Ils ont été effacés, mettons-les en lumière

Valérie

Dentiste (Paris)

« Je suis épuisée, je pense que mes nerfs ont lâché après ma suspension et qu’il va me falloir du temps pour récupérer.  »

Valérie, 54, divorcée avec 3 enfants, exerce depuis 6 ans en tant que dentiste salariée dans différents centres de soins à Paris. Elle a été auparavant en libéral dans son propre cabinet pendant 25 ans.

Depuis deux ans, je travaillais dans un agréable centre de soins, avec des patients et du personnel sympathiques mais où il y avait déjà des conditions de travail difficiles dues à une rémunération au pourcentage aléatoire et rognée au moindre souci. Autant dire que la situation était déjà compliquée quand sont arrivés le virus et le premier confinement.

Les cabinets ont fermé mais nous assurions des gardes téléphoniques, et comme tous mes patients ont mon numéro de portable je gérais en rassurant les inquiets, et en envoyant des ordonnances après des visio-consultations.

En parallèle je cousais des masques, des surblouses, des coiffes pour le centre et pour des confrères libéraux. Je n’avais plus aucune migraine. J’ai adoré cette parenthèse de calme et de solidarité.
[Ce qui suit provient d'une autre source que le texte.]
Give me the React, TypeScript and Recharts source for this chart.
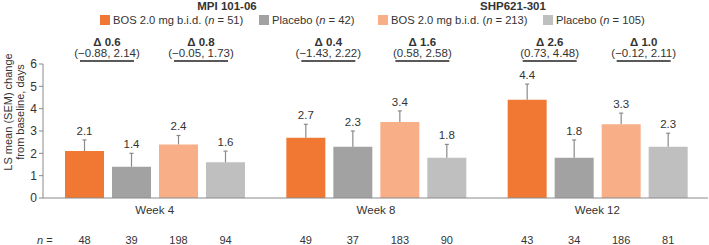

Le retour au travail fut en revanche très compliqué car il a fallu faire face à un nombre accru de patients, gérer des listes, intercaler les urgences, rassurer et mentir aussi en disant que les soins pouvaient attendre, mais que faire d’autre ? Nous travaillions avec blouse, surblouses, surchaussures, surpantalons, masques FFP2, visières. C’était insupportable. L’été nous suffoquions, l’hiver nous gelions car il fallait aérer entre les patients.

Les assistantes ont commencé à manquer sans arrêt pour diverses raisons et il y eu des pénuries de matériel.
J’avais l’impression de ne jamais rattraper le retard lié au premier confinement. Profitant du télétravail, les patients sont venus encore davantage. Je ne craignais pas le Covid, je suis en très bonne santé (mises à part les migraines revenues) et je n’ai jamais eu d’arrêt maladie.

Les confrères médecins incitaient à se faire vacciner. Et j’ai commencé à entendre parler de complications parfois très graves. Trois amis ont perdu des proches après l’injection. Je ne voulais pas me faire vacciner. Le discours d’Emmanuel Macron du 12 juillet 2021 m’a assommée. Même si la plupart de mes proches partageaient mes idées sur la crise et le vaccin, il y a eu des discussions pénibles et clivantes qui m’ont peinée.

Beaucoup de mes confrères ou collègues se sont faits vacciner contraints et forcés. J’ai refusé et je me suis laissée suspendre par conviction mais aussi pour faire une pause et réfléchir sur l’orientation de la dernière partie de ma vie. Cet arrêt est difficile car je n’ai plus aucune rentrée d’argent, et je suis seule à faire vivre mon foyer, mais il est salutaire.
Je suis épuisée, je pense que mes nerfs ont lâché après ma suspension et qu’il va me falloir du temps pour récupérer. Je ne sais pas si je vais pouvoir reprendre les soins, je panique à cette idée, moi qui ai eu la vocation d’être dentiste dès l’âge de 4 ans.

Je vais tenter une reconversion professionnelle dans la couture mais c’est difficile de se lancer sans la moindre aide extérieure. J’ai du mal à envisager l’avenir sereinement.